私が、この授産品がまずかったという話を知人にしたところ、「授産品なんてどこで買ってもそんなものじゃない?」という返答でした。包み隠さず言えば、そのような印象は私も少なからず抱いています。しかし、それがなぜなのか、私には到底思いつきません。どの授産施設でも、レシピの検討はしないというのでしょうか。正式販売前に、試作品の味見はしないのでしょうか。売れ行きを良くしようという努力はしないのでしょうか。
知人は続けて言います。
「おいしくない方が、授産施設で作っている感じをアピールできると思っているとか……、そんなわけはないか」
もちろん、私もこの考え方は採れないと思っています。授産施設自身が、「障碍者が作っているからまずいんです」などと暗にでもアピールしようとしているのなら、本末転倒という言葉では言い表せません。授産施設を運営する資格はないでしょう。
絶品スイーツを作れ、というのではないのです。シンプルなものを、平均的なおいしさで作ることができるのなら、きっと授産品は日常生活に根付くものだと思います。「授産品を買う」ということが、障碍者支援のためなどという大義名分を要さずに、気軽に買えるようになることを願っています。

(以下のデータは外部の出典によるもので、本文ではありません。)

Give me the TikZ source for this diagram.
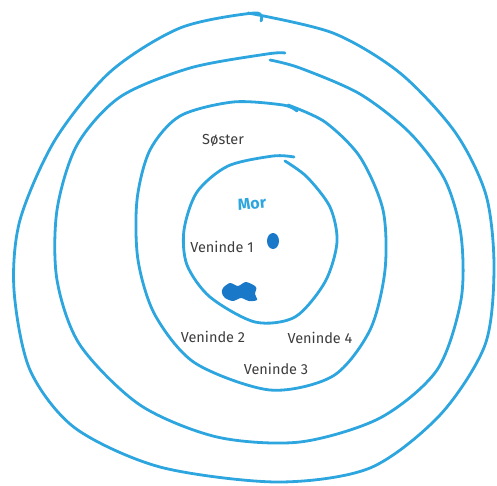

この投稿は、より多くの人に読んでいただき、考えていただきたいという思いから、全編を敬体で書きました。いつものように字数の制限も設けず、思いのままに丁寧に述べたつもりです。私の真意が「授産品がまずかった」ということにあるのではなく、授産品を通したより明るい社会への希望を訴えたい点にあるということが、読者のみなさんに通じていますように。そう願いながら、最後のEnterキーを叩きます。